# Underwater vortex photos

• December 14th, 2009, 07:28 PM
sirfun
Underwater vortex photos
I have seen this phenom in a movie and recently a photographer posted a couple underwater photos from Hawaii where you can see what looks like little tornadoes behind the curl of a wave.
When I asked him what they were, he responded with this: "I have no idea what you call those things or what they are. All I know is they have something to do with the turbulence under the water, after the lip penetrates. They're fun to shoot, but you almost have to develop a sixth sense about where the lip will be touching down, because you're underwater. Here's another one from yesterday..."

Here's the 2 photos.
http://img135.imageshack.us/img135/8...12120943fa.jpg
http://img135.imageshack.us/img135/4...12120962fa.jpg
• December 16th, 2009, 01:07 AM
sirfun
I really am interested in understanding this and will continue to check back to see if anyone has ANY comments.
• December 16th, 2009, 02:25 AM
marnixR
not even sure what i'm looking at - is it air trapped in a breaker, or air/foam being dragged into the water ? or something else altogether ?
• December 25th, 2009, 11:51 AM
cypress
It is airflow being sucked into and under the advancing wave. Just as air is sucked into a rapidly draining sink drain due to the vast difference in viscosity between air and water forming a vortex.

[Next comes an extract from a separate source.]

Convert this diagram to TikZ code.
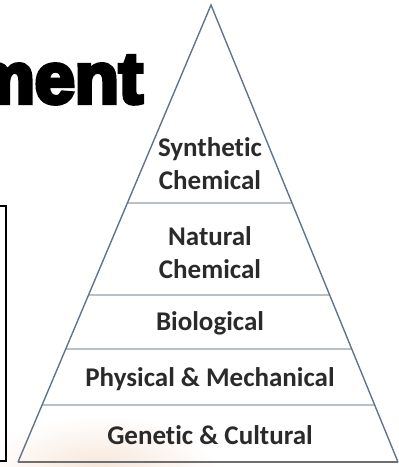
\documentclass[tikz,border=0pt]{standalone}
\usepackage{fontspec}
\setmainfont{Carlito}[Ligatures=NoCommon]
\newfontfamily\heavyfont{Liberation Sans}[BoldFeatures={FakeBold=6}]
\usetikzlibrary{calc}
\definecolor{edgegray}{HTML}{62748A}
\definecolor{layergray}{HTML}{B8C0C8}
\definecolor{basegray}{HTML}{6E6E6E}
\definecolor{textgray}{HTML}{2A2A2A}
\definecolor{haze}{HTML}{F6E4D6}

\begin{document}
\begin{tikzpicture}[x=1pt,y=-1pt,
    layer/.style={font=\bfseries\fontsize{27}{33}\selectfont,text=textgray,align=center},
    edge/.style={draw=edgegray,line width=1.4pt},
    layerline/.style={draw=layergray,line width=1.1pt},
    baseedge/.style={draw=basegray,line width=1.8pt}
  ]
  \useasboundingbox (0,0) rectangle (399,467);
  \shade[inner color=haze,outer color=white] (100,475) ellipse (120 and 60);

  \node[anchor=base east,inner sep=0,font=\heavyfont\bfseries\fontsize{72}{72}\selectfont] (title) at (143,103) {ment};
  \draw[line width=2.5pt] (-10,206) -- (6,206) -- (6,461) -- (-10,461);

  \coordinate (apex) at (211,5);
  \coordinate (bl) at (18,462);
  \coordinate (br) at (398,462);
  \foreach \t in {0.4333,0.6346,0.7527,0.8753}
    \draw[layerline] ($(apex)!\t!(bl)$) -- ($(apex)!\t!(br)$);
  \draw[edge] (bl) -- (apex) -- (br);
  \draw[baseedge] (bl) -- (br);

  \node[layer] (synthetic) at (210,164) {Synthetic\\Chemical};
  \node[layer] (natural) at (210,253) {Natural\\Chemical};
  \node[layer] (biological) at (210,323) {Biological};
  \node[layer] (physical) at (210,379) {Physical \& Mechanical};
  \node[layer] (genetic) at (210,435) {Genetic \& Cultural};
\end{tikzpicture}
\end{document}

Rotation is due to the pressure difference and the resulting centripetal forces. The water and air is drawn in, under, and behind the advancing wave as the amplitude builds near shore and the shallow water starves the wave of the normal water volume available at greater depths. This reduction in cross sectional area for counter-flow (required to build wave amplitude, based on wave energy physics) causes the water velocity to peak right as the wave crests. This is where the vortexes would form.
• January 11th, 2010, 11:37 AM
sirfun
Quote:

Originally Posted by cypress
It is airflow being sucked into and under the advancing wave. Just as air is sucked into a rapidly draining sink drain due to the vast difference in viscosity between air and water forming a vortex. Rotation is due to the pressure difference and the resulting centripetal forces. The water and air is drawn in, under, and behind the advancing wave as the amplitude builds near shore and the shallow water starves the wave of the normal water volume available at greater depths. This reduction in cross sectional area for counter-flow (required to build wave amplitude, based on wave energy physics) causes the water velocity to peak right as the wave crests. This is where the vortexes would fom.

Wow,
Thanks for taking the time to explain that process to me. I can't say that I totally understood what you said but I think I get the jest of it.
• January 14th, 2010, 04:00 AM
Pong
Quote:

Originally Posted by cypress
It is airflow being sucked into and under the advancing wave. Just as air is sucked into a rapidly draining sink drain due to the vast difference in viscosity between air and water forming a vortex. Rotation is due to the pressure difference and the resulting centripetal forces. The water and air is drawn in, under, and behind the advancing wave as the amplitude builds near shore and the shallow water starves the wave of the normal water volume available at greater depths. This reduction in cross sectional area for counter-flow (required to build wave amplitude, based on wave energy physics) causes the water velocity to peak right as the wave crests. This is where the vortexes would form.

Woo. :shock:

'Course it is my nature to flip everything upside down. So after reading that awesome explanation I wonder if one could say the air is trailing behind, not sucked under. So rather than sink drain dragging air through space I see the temporal wake of an advancing boat's propeller. Just another way of looking at it.
• June 8th, 2010, 08:39 PM
casablanca
A vortex is a spinning, often turbulent, flow of fluid. Any spiral motion with closed streamlines is vortex flow. The motion of the fluid swirling rapidly around a center is called a vortex. The speed and rate of rotation of the fluid in a free (irrotational) vortex are greatest at the center, and decrease progressively with distance from the center, whereas the speed of a forced (rotational) vortex is zero at the center and increases proportional to the distance from the center. Both types of vortices exhibit a pressure minimum at the center, though the pressure minimum in a free vortex is much lower.

photo may be a Whirlpool: a swirling body of water produced by ocean tides.